Prime Minister Rishi Sunak’s first speech of 2023 saw a bold announcement – plans for all pupils in England to study maths up to the age of 18. This came as a surprise, not least to experts in the education sector who claimed they hadn’t been consulted on the proposal, but also to commentators who expected a greater emphasis on arguably more pressing matters such as the NHS. Indeed there appeared to be little appetite for curriculum reform in the broader political context.
Yet the Prime Minister qualified his plans, expressing that just half of all 16–19-year-olds currently study maths in an economy which is increasingly underpinned by data and quantitative analysis. The proposal quickly attracted criticism, most notably from the Association of School and College Leaders who, in a statement, described it as “another meaningless policy gimmick”. This wasn’t quite the endearment the Government would have hoped for.
However, there is merit to the idea, even if the exact proposal can be found in a 2011 report commissioned by David Cameron and Michael Gove. The UK economy is undeniably experiencing an accelerated shift towards tertiary and quaternary sector jobs, placing a particular focus on STEM skills.

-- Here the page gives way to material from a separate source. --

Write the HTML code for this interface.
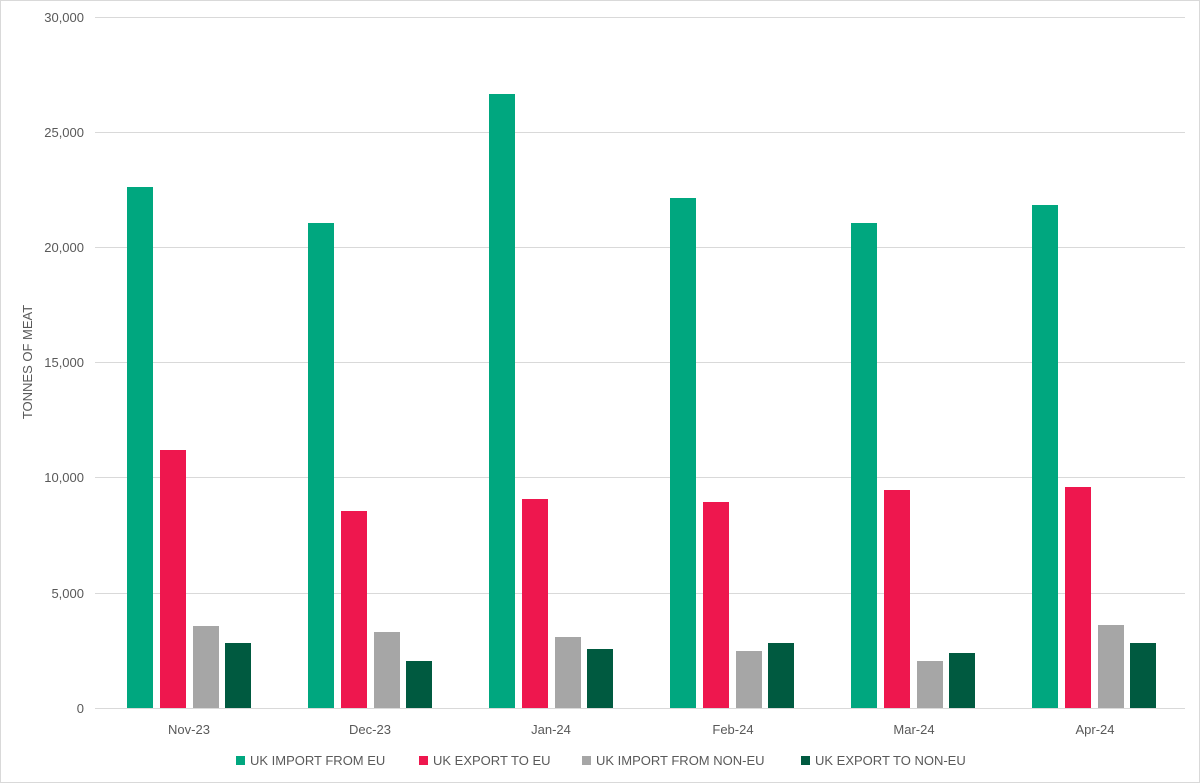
<!DOCTYPE html>
<html><head><meta charset="utf-8"><style>
html,body{margin:0;padding:0;background:#fff;}
svg{display:block;font-family:"Liberation Sans",sans-serif;}
</style></head><body>
<svg width="1200" height="783" viewBox="0 0 1200 783" xmlns="http://www.w3.org/2000/svg">
<rect x="0.5" y="0.5" width="1199" height="782" fill="#fff" stroke="#d9d9d9"/>
<g stroke="#d9d9d9" stroke-width="1">
<line x1="95" x2="1185" y1="17.5" y2="17.5"/>
<line x1="95" x2="1185" y1="132.5" y2="132.5"/>
<line x1="95" x2="1185" y1="247.5" y2="247.5"/>
<line x1="95" x2="1185" y1="362.5" y2="362.5"/>
<line x1="95" x2="1185" y1="477.5" y2="477.5"/>
<line x1="95" x2="1185" y1="593.5" y2="593.5"/>
<line x1="95" x2="1185" y1="708.5" y2="708.5"/>
</g>
<g font-size="13" fill="#595959" text-anchor="end">
<text x="84" y="22">30,000</text>
<text x="84" y="137">25,000</text>
<text x="84" y="252">20,000</text>
<text x="84" y="367">15,000</text>
<text x="84" y="482">10,000</text>
<text x="84" y="598">5,000</text>
<text x="84" y="713">0</text>
</g>
<text transform="translate(32,362) rotate(-90)" font-size="13" fill="#595959" text-anchor="middle">TONNES OF MEAT</text>
<g>
<!-- Nov -->
<rect x="127" y="187" width="26" height="521" fill="#00a77f"/>
<rect x="160" y="450" width="26" height="258" fill="#ee174e"/>
<rect x="193" y="626" width="26" height="82" fill="#a6a6a6"/>
<rect x="225" y="643" width="26" height="65" fill="#005a40"/>
<!-- Dec -->
<rect x="308" y="223" width="26" height="485" fill="#00a77f"/>
<rect x="341" y="511" width="26" height="197" fill="#ee174e"/>
<rect x="374" y="632" width="26" height="76" fill="#a6a6a6"/>
<rect x="406" y="661" width="26" height="47" fill="#005a40"/>
<!-- Jan -->
<rect x="489" y="94" width="26" height="614" fill="#00a77f"/>
<rect x="522" y="499" width="26" height="209" fill="#ee174e"/>
<rect x="555" y="637" width="26" height="71" fill="#a6a6a6"/>
<rect x="587" y="649" width="26" height="59" fill="#005a40"/>
<!-- Feb -->
<rect x="670" y="198" width="26" height="510" fill="#00a77f"/>
<rect x="703" y="502" width="26" height="206" fill="#ee174e"/>
<rect x="736" y="651" width="26" height="57" fill="#a6a6a6"/>
<rect x="768" y="643" width="26" height="65" fill="#005a40"/>
<!-- Mar -->
<rect x="851" y="223" width="26" height="485" fill="#00a77f"/>
<rect x="884" y="490" width="26" height="218" fill="#ee174e"/>
<rect x="917" y="661" width="26" height="47" fill="#a6a6a6"/>
<rect x="949" y="653" width="26" height="55" fill="#005a40"/>
<!-- Apr -->
<rect x="1032" y="205" width="26" height="503" fill="#00a77f"/>
<rect x="1065" y="487" width="26" height="221" fill="#ee174e"/>
<rect x="1098" y="625" width="26" height="83" fill="#a6a6a6"/>
<rect x="1130" y="643" width="26" height="65" fill="#005a40"/>
</g>
<g font-size="13" fill="#595959" text-anchor="middle">
<text x="189" y="734">Nov-23</text>
<text x="370" y="734">Dec-23</text>
<text x="551" y="734">Jan-24</text>
<text x="733" y="734">Feb-24</text>
<text x="914" y="734">Mar-24</text>
<text x="1095" y="734">Apr-24</text>
</g>
<g font-size="13" fill="#595959">
<rect x="236" y="756" width="9" height="9" fill="#00a77f"/><text x="250" y="765">UK IMPORT FROM EU</text>
<rect x="419" y="756" width="9" height="9" fill="#ee174e"/><text x="433" y="765">UK EXPORT TO EU</text>
<rect x="582" y="756" width="9" height="9" fill="#a6a6a6"/><text x="596" y="765">UK IMPORT FROM NON-EU</text>
<rect x="801" y="756" width="9" height="9" fill="#005a40"/><text x="815" y="765">UK EXPORT TO NON-EU</text>
</g>
</svg>
</body></html>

At present, 20 percent of the UK workforce is employed in science roles, while in cities such as Cambridge the number is closer to 45 percent. STEM jobs have previously been predicted to grow at double the rate of other occupations, so the Prime Minister’s plans seem perfectly valid.
Even if the pledge does not obligate 17- and 18-year-olds to study maths as a formal A-Level qualification, improving the skillset and adaptability of future generations can only be positive in the face of a changing labour market and global competition.